BREAKUP OF BULGARIA'S 'RIGHT WING'

by Anthony Georgieff

In face of defeat by Rumen Radev, PP, DB, DSB go their own ways

There was a time when the job of this country's "right wing" parties was easy. It was enough for their leaders to protest anti-Communism. Everything that had gone wrong in this country was due to the Communist-era State Security, the secret police that was disbanded a few months after the 1989 collapse of Communism, but that, according to the rightwing leaders, continued to pull the string of everything that made any money in the Bulgaria of the 1990s, 2000s and 2010s. Whenever they had nothing else to offer to their voters, the "right wingers" claimed "lustration" was in order. The word, rarely used in modern English, means "purification" or "cleansing." In a political context, lustration was used widely in the Eastern Europe of the 1990s, in countries such as Poland and Czechoslovakia, to exclude collaborators with the Communist regime from public office. Because it was never implemented in Bulgaria – and could no longer be implemented as the overwhelming majority of members of the former Communist establishment are now dead – it became a convenient talking point whenever the "rightwing" leaders had nothing else to talk about.
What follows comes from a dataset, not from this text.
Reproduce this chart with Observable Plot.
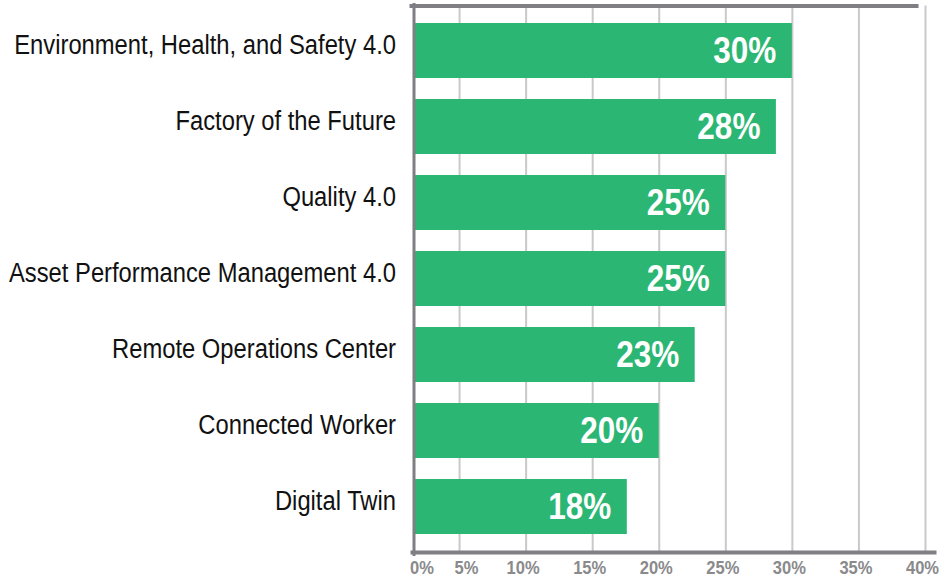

Since Russia's invasion of Crimea and especially since its unprovoked aggression against Ukraine, the list of bogeymen of Bulgaria's "right wing" was expanded to include Vladimir Putin – and anyone whom they deemed was a real or imaginary supporter of him. This country needed to maintain its "geopolitical orientation," they alarmed. The latter, also infrequently used in English, means, in a Bulgarian context, this country's continued alignment with organisations such as NATO and the EU, of which it has been a full member since 2004 and 2007 respectively. Except for the vociferous minority of a political party that wants Bulgaria out of both and that considers Putin's Russia its greatest friend, no one would seriously consider doing anything to jeopardise post-Communist Bulgaria's chosen course. Yet, maintaining the
"geopolitical orientation" has been a mainstay of the right wing.

The general election in April 2026 indicated beyond any doubt that the waystones used by the self-professed "right wingers" who insist on calling themselves "democrats" were no longer relevant. Though most Bulgarians disapprove of Putin and no longer trust Boyko Borisov, the inadequacies of the "right wing" convinced voters to cast their ballots for Radev. The immediate result? The breakup of the PP-DB-DSB alliance.

Take in the details. Gen Atanas Atanasov, the veteran leader of the DSB, or Democrats for a Strong Bulgaria (a political grouping founded in the early 2000s by Former Prime Minister Ivan Kostov, who continues to enjoy some limited support amongst some diehard anti-Communists), has a public approval of just 5-6 percent. DB, or Yes Bulgaria, was founded in the 2010s as an alternative to the DSB. It now has two leaders, Bozhidar Bozhanov and Ivaylo Mirchev. Their personal popularity is just 10-11 percent each. About 60 percent of those polled disapprove of them. PP, or Changes Continued, is the newest of the trio. It was founded by Former Prime Minister Kiril Petkov and his Finance Minister Asen Vasilev in the 2020s, after one of the collapses of Boyko Borisov's government and as a result of then President Rumen Radev's appointment of Petkov as a caretaker prime minister. It is now led by Vasilev. His popularity? About 14-15 percent.

None of these parties have scored any significant election success when they stood alone, and when they united in an alliance ahead of the April 2026 election they garnered even fewer votes.

As the dust from the election settled, the "rightwing" parties sat down to discuss their future. In keeping with the Bulgarian political tradition, their leaders would not resign, even though some (notably Gen Atanasov) had never won any election. One of the options discussed was to unite all three into a single party. Some commentators surmise that would have been a lifesaver for the DSB which, polls indicate, would get no more than 2 percent of any vote if it stood alone. But the PP realised that anyone related to the DSB would be pulling it down, so they decided to leave the alliance altogether.

The political alignment in Bulgaria at the moment is such that Rumen Radev's PB, or Progressive Bulgaria, has every chance not only to complete its four-year term in office, but to successfully stand for a second term. That would provide enough time for anyone of right-of-centre inclinations to set up a new political project.

The real trouble for Bulgaria at the moment, however, is that whilst everyone competes to out-right wing everyone else, there is nothing in the leftwing sector. The BSP, or Bulgarian Socialist Party, which is the heir to the old-time Bulgarian Communist Party, failed to jump over the 4 percent election threshold  and is currently out of the National Assembly. No one of credible leftwing inclinations, in the model of Western Europe's social democratic parties, has emerged. Unless this changes, Bulgaria will be run by politicians who compete in their being rightwing but who have no credible opposition in sight.